[Begin]

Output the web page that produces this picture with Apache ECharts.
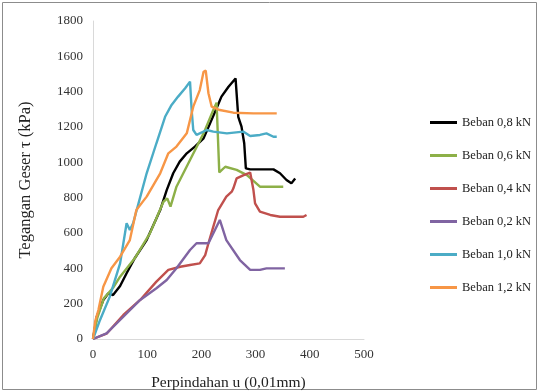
<!DOCTYPE html>
<html>
<head>
<meta charset="utf-8">
<script src="https://cdn.jsdelivr.net/npm/echarts@6/dist/echarts.min.js"></script>
<style>
    html, body { margin: 0; padding: 0; background: #fff; }
    #chart { width: 539px; height: 392px; }
</style>
</head>
<body>
<div id="chart"></div>
<script>
// data: [u (0,01mm), tau (kPa)]
const seriesNames = ['Beban 0,8 kN', 'Beban 0,6 kN', 'Beban 0,4 kN', 'Beban 0,2 kN', 'Beban 1,0 kN', 'Beban 1,2 kN']
const colors = ['#000000', '#8db048', '#c0504d', '#8064a2', '#4bacc6', '#f79646']

const beban08 = [[0,0],[7,126],[19,221],[28,258],[37,249],[50,300],[62,372],[77,457],[99,560],[124,730],[136,843],
    [148,938],[160,1004],[173,1051],[188,1089],[204,1136],[216,1221],[228,1306],[237,1372],[250,1428],[263,1475],
    [268,1258],[274,1202],[279,1108],[282,966],[290,960],[333,960],[345,938],[357,900],[366,881],[373,909]]
const beban06 = [[0,0],[8,120],[20,230],[37,290],[50,353],[77,457],[105,598],[130,777],[137,796],[143,749],[154,862],
    [179,1013],[204,1164],[222,1296],[228,1338],[233,943],[244,975],[265,957],[284,928],[308,862],[351,862]]
const beban04 = [[0,0],[25,30],[56,136],[87,221],[117,325],[139,391],[161,409],[179,419],[197,428],[207,475],[213,542],
    [222,636],[231,730],[246,806],[256,834],[259,853],[265,909],[278,928],[290,942],[296,843],[299,768],[308,721],
    [327,702],[345,692],[388,692],[394,702]]
const beban02 = [[0,0],[25,32],[56,126],[87,221],[117,287],[136,334],[154,400],[179,504],[191,542],[213,542],[234,674],
    [246,560],[271,447],[290,391],[308,391],[320,400],[333,400],[354,400]]
const beban10 = [[0,0],[13,108],[31,240],[50,428],[62,655],[68,617],[74,655],[84,768],[99,938],[117,1108],[133,1258],
    [145,1325],[157,1372],[170,1419],[179,1457],[182,1296],[185,1183],[191,1155],[210,1183],[222,1174],[247,1164],
    [277,1174],[290,1149],[308,1155],[320,1164],[333,1145],[339,1145]]
const beban12 = [[0,0],[4,100],[10,164],[19,296],[34,400],[50,466],[68,560],[80,730],[99,806],[124,938],[139,1051],
    [154,1089],[173,1164],[185,1315],[197,1409],[204,1513],[208,1519],[213,1391],[219,1315],[234,1296],[259,1281],
    [296,1277],[339,1277]]
const allData = [beban08, beban06, beban04, beban02, beban10, beban12]

const serif = 'Liberation Serif'

let option = {
    color: colors,
    textStyle: { fontFamily: serif },
    animation: false,
    grid: {
        left: 93,
        right: 175,
        top: 21,
        bottom: 53,
        outerBoundsMode: 'none'
    },
    graphic: [{
        type: 'rect',
        shape: { x: 2.5, y: 2.5, width: 534, height: 387 },
        style: { fill: 'none', stroke: '#8c8c8c', lineWidth: 1 }
    }],
    legend: {
        orient: 'vertical',
        left: 430,
        top: 115,
        padding: 0,
        itemWidth: 27,
        itemHeight: 3,
        itemGap: 18,
        icon: 'rect',
        textStyle: {
            fontFamily: serif,
            fontSize: 12.5,
            lineHeight: 15,
            color: '#222'
        },
        data: seriesNames
    },
    xAxis: {
        type: 'value',
        min: 0,
        max: 500,
        interval: 100,
        name: 'Perpindahan u (0,01mm)',
        nameLocation: 'middle',
        nameGap: 36,
        nameTextStyle: { fontFamily: serif, fontSize: 15.5, color: '#222' },
        axisLine: { lineStyle: { color: '#d9d9d9', width: 1 } },
        axisTick: { show: false },
        axisLabel: { fontFamily: serif, fontSize: 13, color: '#333', margin: 9 },
        splitLine: { show: false }
    },
    yAxis: {
        type: 'value',
        min: 0,
        max: 1800,
        interval: 200,
        name: 'Tegangan Geser τ (kPa)',
        nameLocation: 'middle',
        nameGap: 59,
        nameTextStyle: { fontFamily: serif, fontSize: 16.5, color: '#222' },
        axisLine: { show: true, lineStyle: { color: '#d9d9d9', width: 1 } },
        axisTick: { show: false },
        axisLabel: {
            fontFamily: serif, fontSize: 13, color: '#333', margin: 10,
            formatter: function(v) { return String(v) }
        },
        splitLine: { show: false }
    },
    series: allData.map(function(d, i) {
        return {
            name: seriesNames[i],
            type: 'line',
            data: d,
            showSymbol: false,
            smooth: false,
            lineStyle: { width: 2.4, color: colors[i] },
            itemStyle: { color: colors[i] }
        }
    })
}

var myChart = echarts.init(document.getElementById('chart'))
myChart.setOption(option)
</script>
</body>
</html>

[End]

* _What the exercise asks_:
Write out the data precisely as given, excluding the pictures.

* _Right answer_:
Output the web page that produces this picture with Apache ECharts.
<!DOCTYPE html>
<html>
<head>
<meta charset="utf-8">
<script src="https://cdn.jsdelivr.net/npm/echarts@6/dist/echarts.min.js"></script>
<style>
    html, body { margin: 0; padding: 0; background: #fff; }
    #chart { width: 539px; height: 392px; }
</style>
</head>
<body>
<div id="chart"></div>
<script>
// data: [u (0,01mm), tau (kPa)]
const seriesNames = ['Beban 0,8 kN', 'Beban 0,6 kN', 'Beban 0,4 kN', 'Beban 0,2 kN', 'Beban 1,0 kN', 'Beban 1,2 kN']
const colors = ['#000000', '#8db048', '#c0504d', '#8064a2', '#4bacc6', '#f79646']

const beban08 = [[0,0],[7,126],[19,221],[28,258],[37,249],[50,300],[62,372],[77,457],[99,560],[124,730],[136,843],
    [148,938],[160,1004],[173,1051],[188,1089],[204,1136],[216,1221],[228,1306],[237,1372],[250,1428],[263,1475],
    [268,1258],[274,1202],[279,1108],[282,966],[290,960],[333,960],[345,938],[357,900],[366,881],[373,909]]
const beban06 = [[0,0],[8,120],[20,230],[37,290],[50,353],[77,457],[105,598],[130,777],[137,796],[143,749],[154,862],
    [179,1013],[204,1164],[222,1296],[228,1338],[233,943],[244,975],[265,957],[284,928],[308,862],[351,862]]
const beban04 = [[0,0],[25,30],[56,136],[87,221],[117,325],[139,391],[161,409],[179,419],[197,428],[207,475],[213,542],
    [222,636],[231,730],[246,806],[256,834],[259,853],[265,909],[278,928],[290,942],[296,843],[299,768],[308,721],
    [327,702],[345,692],[388,692],[394,702]]
const beban02 = [[0,0],[25,32],[56,126],[87,221],[117,287],[136,334],[154,400],[179,504],[191,542],[213,542],[234,674],
    [246,560],[271,447],[290,391],[308,391],[320,400],[333,400],[354,400]]
const beban10 = [[0,0],[13,108],[31,240],[50,428],[62,655],[68,617],[74,655],[84,768],[99,938],[117,1108],[133,1258],
    [145,1325],[157,1372],[170,1419],[179,1457],[182,1296],[185,1183],[191,1155],[210,1183],[222,1174],[247,1164],
    [277,1174],[290,1149],[308,1155],[320,1164],[333,1145],[339,1145]]
const beban12 = [[0,0],[4,100],[10,164],[19,296],[34,400],[50,466],[68,560],[80,730],[99,806],[124,938],[139,1051],
    [154,1089],[173,1164],[185,1315],[197,1409],[204,1513],[208,1519],[213,1391],[219,1315],[234,1296],[259,1281],
    [296,1277],[339,1277]]
const allData = [beban08, beban06, beban04, beban02, beban10, beban12]

const serif = 'Liberation Serif'

let option = {
    color: colors,
    textStyle: { fontFamily: serif },
    animation: false,
    grid: {
        left: 93,
        right: 175,
        top: 21,
        bottom: 53,
        outerBoundsMode: 'none'
    },
    graphic: [{
        type: 'rect',
        shape: { x: 2.5, y: 2.5, width: 534, height: 387 },
        style: { fill: 'none', stroke: '#8c8c8c', lineWidth: 1 }
    }],
    legend: {
        orient: 'vertical',
        left: 430,
        top: 115,
        padding: 0,
        itemWidth: 27,
        itemHeight: 3,
        itemGap: 18,
        icon: 'rect',
        textStyle: {
            fontFamily: serif,
            fontSize: 12.5,
            lineHeight: 15,
            color: '#222'
        },
        data: seriesNames
    },
    xAxis: {
        type: 'value',
        min: 0,
        max: 500,
        interval: 100,
        name: 'Perpindahan u (0,01mm)',
        nameLocation: 'middle',
        nameGap: 36,
        nameTextStyle: { fontFamily: serif, fontSize: 15.5, color: '#222' },
        axisLine: { lineStyle: { color: '#d9d9d9', width: 1 } },
        axisTick: { show: false },
        axisLabel: { fontFamily: serif, fontSize: 13, color: '#333', margin: 9 },
        splitLine: { show: false }
    },
    yAxis: {
        type: 'value',
        min: 0,
        max: 1800,
        interval: 200,
        name: 'Tegangan Geser τ (kPa)',
        nameLocation: 'middle',
        nameGap: 59,
        nameTextStyle: { fontFamily: serif, fontSize: 16.5, color: '#222' },
        axisLine: { show: true, lineStyle: { color: '#d9d9d9', width: 1 } },
        axisTick: { show: false },
        axisLabel: {
            fontFamily: serif, fontSize: 13, color: '#333', margin: 10,
            formatter: function(v) { return String(v) }
        },
        splitLine: { show: false }
    },
    series: allData.map(function(d, i) {
        return {
            name: seriesNames[i],
            type: 'line',
            data: d,
            showSymbol: false,
            smooth: false,
            lineStyle: { width: 2.4, color: colors[i] },
            itemStyle: { color: colors[i] }
        }
    })
}

var myChart = echarts.init(document.getElementById('chart'))
myChart.setOption(option)
</script>
</body>
</html>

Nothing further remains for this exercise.